▶ [EXERCISE DIRECTIONS]: Restate the whole of the material. Keep every word, and drop the pictures.

+++ INFORMATION PROVIDED +++

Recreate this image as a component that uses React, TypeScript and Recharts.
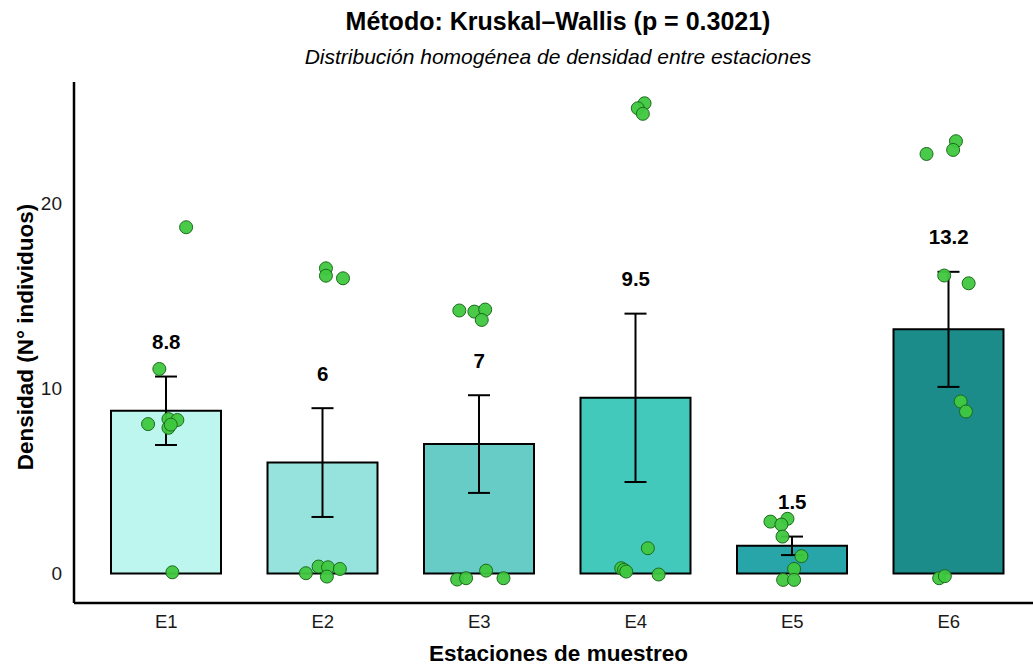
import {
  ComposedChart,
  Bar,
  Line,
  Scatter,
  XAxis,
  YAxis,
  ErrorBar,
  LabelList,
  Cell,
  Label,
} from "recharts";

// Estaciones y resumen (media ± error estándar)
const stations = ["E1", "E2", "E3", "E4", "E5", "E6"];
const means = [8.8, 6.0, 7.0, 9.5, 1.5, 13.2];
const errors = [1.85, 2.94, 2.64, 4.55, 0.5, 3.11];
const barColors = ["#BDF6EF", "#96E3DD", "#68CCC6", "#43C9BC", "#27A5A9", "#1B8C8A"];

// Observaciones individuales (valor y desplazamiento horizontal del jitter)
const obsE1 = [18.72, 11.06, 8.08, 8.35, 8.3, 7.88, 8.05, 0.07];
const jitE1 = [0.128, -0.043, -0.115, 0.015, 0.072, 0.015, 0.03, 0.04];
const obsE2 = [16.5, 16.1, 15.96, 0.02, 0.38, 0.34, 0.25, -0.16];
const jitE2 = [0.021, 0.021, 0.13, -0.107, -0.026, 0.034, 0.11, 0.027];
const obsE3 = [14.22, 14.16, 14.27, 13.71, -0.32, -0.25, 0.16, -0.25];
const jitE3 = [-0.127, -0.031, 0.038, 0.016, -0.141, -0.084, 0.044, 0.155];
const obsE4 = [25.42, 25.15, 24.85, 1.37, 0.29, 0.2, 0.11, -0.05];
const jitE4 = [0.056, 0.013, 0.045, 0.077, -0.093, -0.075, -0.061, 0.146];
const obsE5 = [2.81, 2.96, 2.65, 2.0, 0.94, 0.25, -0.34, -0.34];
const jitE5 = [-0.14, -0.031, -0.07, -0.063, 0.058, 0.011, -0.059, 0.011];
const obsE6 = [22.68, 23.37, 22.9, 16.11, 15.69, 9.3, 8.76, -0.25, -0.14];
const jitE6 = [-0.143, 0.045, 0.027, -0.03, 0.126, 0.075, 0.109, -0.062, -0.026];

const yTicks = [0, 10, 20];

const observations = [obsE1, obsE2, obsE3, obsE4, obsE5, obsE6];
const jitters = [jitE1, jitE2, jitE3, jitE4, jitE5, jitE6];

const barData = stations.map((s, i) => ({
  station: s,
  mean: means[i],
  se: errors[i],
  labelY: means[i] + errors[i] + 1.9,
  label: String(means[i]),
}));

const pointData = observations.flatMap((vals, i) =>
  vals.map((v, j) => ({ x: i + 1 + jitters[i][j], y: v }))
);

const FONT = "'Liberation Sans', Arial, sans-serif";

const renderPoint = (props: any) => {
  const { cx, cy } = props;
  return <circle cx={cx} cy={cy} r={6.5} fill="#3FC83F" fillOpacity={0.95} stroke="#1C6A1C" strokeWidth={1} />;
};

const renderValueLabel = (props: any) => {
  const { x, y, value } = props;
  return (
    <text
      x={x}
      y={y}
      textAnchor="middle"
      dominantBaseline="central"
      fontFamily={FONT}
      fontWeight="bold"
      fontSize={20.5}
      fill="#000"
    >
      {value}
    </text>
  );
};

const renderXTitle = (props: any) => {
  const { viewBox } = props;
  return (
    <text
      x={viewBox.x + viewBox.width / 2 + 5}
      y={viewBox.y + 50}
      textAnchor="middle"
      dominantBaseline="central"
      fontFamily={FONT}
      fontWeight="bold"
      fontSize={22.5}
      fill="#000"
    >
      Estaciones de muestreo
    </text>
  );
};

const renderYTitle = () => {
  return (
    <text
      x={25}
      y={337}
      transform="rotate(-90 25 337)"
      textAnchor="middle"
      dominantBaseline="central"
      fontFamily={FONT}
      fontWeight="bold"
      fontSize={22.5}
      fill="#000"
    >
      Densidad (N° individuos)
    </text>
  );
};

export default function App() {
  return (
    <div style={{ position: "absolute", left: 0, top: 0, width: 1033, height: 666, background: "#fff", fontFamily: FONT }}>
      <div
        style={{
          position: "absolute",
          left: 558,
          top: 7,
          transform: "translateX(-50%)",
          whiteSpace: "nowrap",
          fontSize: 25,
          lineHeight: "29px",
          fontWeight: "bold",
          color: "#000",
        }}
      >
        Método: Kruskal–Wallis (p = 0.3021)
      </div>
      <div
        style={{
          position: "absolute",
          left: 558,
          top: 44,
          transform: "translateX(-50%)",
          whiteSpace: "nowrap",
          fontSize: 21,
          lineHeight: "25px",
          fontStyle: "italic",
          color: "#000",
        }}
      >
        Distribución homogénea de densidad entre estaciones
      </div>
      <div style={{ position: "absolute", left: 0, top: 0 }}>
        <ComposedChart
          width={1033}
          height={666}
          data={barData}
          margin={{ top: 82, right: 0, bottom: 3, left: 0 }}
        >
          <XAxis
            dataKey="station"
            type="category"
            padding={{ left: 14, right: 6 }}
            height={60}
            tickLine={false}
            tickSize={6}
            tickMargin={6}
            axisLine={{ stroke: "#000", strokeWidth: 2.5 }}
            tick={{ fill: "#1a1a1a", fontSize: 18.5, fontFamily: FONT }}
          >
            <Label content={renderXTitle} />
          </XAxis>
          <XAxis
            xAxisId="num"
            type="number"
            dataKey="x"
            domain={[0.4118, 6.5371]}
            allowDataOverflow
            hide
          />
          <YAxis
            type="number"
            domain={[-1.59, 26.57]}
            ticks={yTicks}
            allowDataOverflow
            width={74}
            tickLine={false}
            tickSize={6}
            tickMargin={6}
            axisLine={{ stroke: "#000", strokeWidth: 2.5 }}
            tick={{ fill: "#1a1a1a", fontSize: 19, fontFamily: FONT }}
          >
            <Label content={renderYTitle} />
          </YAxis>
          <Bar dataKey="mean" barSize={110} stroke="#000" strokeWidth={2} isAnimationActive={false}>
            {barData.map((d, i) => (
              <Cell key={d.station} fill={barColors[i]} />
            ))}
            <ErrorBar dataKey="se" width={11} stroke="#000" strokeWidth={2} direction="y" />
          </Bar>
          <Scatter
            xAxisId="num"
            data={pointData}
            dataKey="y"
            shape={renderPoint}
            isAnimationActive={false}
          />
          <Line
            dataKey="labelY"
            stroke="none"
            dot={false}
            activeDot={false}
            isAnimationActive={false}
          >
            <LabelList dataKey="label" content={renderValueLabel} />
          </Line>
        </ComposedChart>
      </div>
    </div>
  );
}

+++

▶ [TASK SOLUTION]:
Recreate this image as a component that uses React, TypeScript and Recharts.
import {
  ComposedChart,
  Bar,
  Line,
  Scatter,
  XAxis,
  YAxis,
  ErrorBar,
  LabelList,
  Cell,
  Label,
} from "recharts";

// Estaciones y resumen (media ± error estándar)
const stations = ["E1", "E2", "E3", "E4", "E5", "E6"];
const means = [8.8, 6.0, 7.0, 9.5, 1.5, 13.2];
const errors = [1.85, 2.94, 2.64, 4.55, 0.5, 3.11];
const barColors = ["#BDF6EF", "#96E3DD", "#68CCC6", "#43C9BC", "#27A5A9", "#1B8C8A"];

// Observaciones individuales (valor y desplazamiento horizontal del jitter)
const obsE1 = [18.72, 11.06, 8.08, 8.35, 8.3, 7.88, 8.05, 0.07];
const jitE1 = [0.128, -0.043, -0.115, 0.015, 0.072, 0.015, 0.03, 0.04];
const obsE2 = [16.5, 16.1, 15.96, 0.02, 0.38, 0.34, 0.25, -0.16];
const jitE2 = [0.021, 0.021, 0.13, -0.107, -0.026, 0.034, 0.11, 0.027];
const obsE3 = [14.22, 14.16, 14.27, 13.71, -0.32, -0.25, 0.16, -0.25];
const jitE3 = [-0.127, -0.031, 0.038, 0.016, -0.141, -0.084, 0.044, 0.155];
const obsE4 = [25.42, 25.15, 24.85, 1.37, 0.29, 0.2, 0.11, -0.05];
const jitE4 = [0.056, 0.013, 0.045, 0.077, -0.093, -0.075, -0.061, 0.146];
const obsE5 = [2.81, 2.96, 2.65, 2.0, 0.94, 0.25, -0.34, -0.34];
const jitE5 = [-0.14, -0.031, -0.07, -0.063, 0.058, 0.011, -0.059, 0.011];
const obsE6 = [22.68, 23.37, 22.9, 16.11, 15.69, 9.3, 8.76, -0.25, -0.14];
const jitE6 = [-0.143, 0.045, 0.027, -0.03, 0.126, 0.075, 0.109, -0.062, -0.026];

const yTicks = [0, 10, 20];

const observations = [obsE1, obsE2, obsE3, obsE4, obsE5, obsE6];
const jitters = [jitE1, jitE2, jitE3, jitE4, jitE5, jitE6];

const barData = stations.map((s, i) => ({
  station: s,
  mean: means[i],
  se: errors[i],
  labelY: means[i] + errors[i] + 1.9,
  label: String(means[i]),
}));

const pointData = observations.flatMap((vals, i) =>
  vals.map((v, j) => ({ x: i + 1 + jitters[i][j], y: v }))
);

const FONT = "'Liberation Sans', Arial, sans-serif";

const renderPoint = (props: any) => {
  const { cx, cy } = props;
  return <circle cx={cx} cy={cy} r={6.5} fill="#3FC83F" fillOpacity={0.95} stroke="#1C6A1C" strokeWidth={1} />;
};

const renderValueLabel = (props: any) => {
  const { x, y, value } = props;
  return (
    <text
      x={x}
      y={y}
      textAnchor="middle"
      dominantBaseline="central"
      fontFamily={FONT}
      fontWeight="bold"
      fontSize={20.5}
      fill="#000"
    >
      {value}
    </text>
  );
};

const renderXTitle = (props: any) => {
  const { viewBox } = props;
  return (
    <text
      x={viewBox.x + viewBox.width / 2 + 5}
      y={viewBox.y + 50}
      textAnchor="middle"
      dominantBaseline="central"
      fontFamily={FONT}
      fontWeight="bold"
      fontSize={22.5}
      fill="#000"
    >
      Estaciones de muestreo
    </text>
  );
};

const renderYTitle = () => {
  return (
    <text
      x={25}
      y={337}
      transform="rotate(-90 25 337)"
      textAnchor="middle"
      dominantBaseline="central"
      fontFamily={FONT}
      fontWeight="bold"
      fontSize={22.5}
      fill="#000"
    >
      Densidad (N° individuos)
    </text>
  );
};

export default function App() {
  return (
    <div style={{ position: "absolute", left: 0, top: 0, width: 1033, height: 666, background: "#fff", fontFamily: FONT }}>
      <div
        style={{
          position: "absolute",
          left: 558,
          top: 7,
          transform: "translateX(-50%)",
          whiteSpace: "nowrap",
          fontSize: 25,
          lineHeight: "29px",
          fontWeight: "bold",
          color: "#000",
        }}
      >
        Método: Kruskal–Wallis (p = 0.3021)
      </div>
      <div
        style={{
          position: "absolute",
          left: 558,
          top: 44,
          transform: "translateX(-50%)",
          whiteSpace: "nowrap",
          fontSize: 21,
          lineHeight: "25px",
          fontStyle: "italic",
          color: "#000",
        }}
      >
        Distribución homogénea de densidad entre estaciones
      </div>
      <div style={{ position: "absolute", left: 0, top: 0 }}>
        <ComposedChart
          width={1033}
          height={666}
          data={barData}
          margin={{ top: 82, right: 0, bottom: 3, left: 0 }}
        >
          <XAxis
            dataKey="station"
            type="category"
            padding={{ left: 14, right: 6 }}
            height={60}
            tickLine={false}
            tickSize={6}
            tickMargin={6}
            axisLine={{ stroke: "#000", strokeWidth: 2.5 }}
            tick={{ fill: "#1a1a1a", fontSize: 18.5, fontFamily: FONT }}
          >
            <Label content={renderXTitle} />
          </XAxis>
          <XAxis
            xAxisId="num"
            type="number"
            dataKey="x"
            domain={[0.4118, 6.5371]}
            allowDataOverflow
            hide
          />
          <YAxis
            type="number"
            domain={[-1.59, 26.57]}
            ticks={yTicks}
            allowDataOverflow
            width={74}
            tickLine={false}
            tickSize={6}
            tickMargin={6}
            axisLine={{ stroke: "#000", strokeWidth: 2.5 }}
            tick={{ fill: "#1a1a1a", fontSize: 19, fontFamily: FONT }}
          >
            <Label content={renderYTitle} />
          </YAxis>
          <Bar dataKey="mean" barSize={110} stroke="#000" strokeWidth={2} isAnimationActive={false}>
            {barData.map((d, i) => (
              <Cell key={d.station} fill={barColors[i]} />
            ))}
            <ErrorBar dataKey="se" width={11} stroke="#000" strokeWidth={2} direction="y" />
          </Bar>
          <Scatter
            xAxisId="num"
            data={pointData}
            dataKey="y"
            shape={renderPoint}
            isAnimationActive={false}
          />
          <Line
            dataKey="labelY"
            stroke="none"
            dot={false}
            activeDot={false}
            isAnimationActive={false}
          >
            <LabelList dataKey="label" content={renderValueLabel} />
          </Line>
        </ComposedChart>
      </div>
    </div>
  );
}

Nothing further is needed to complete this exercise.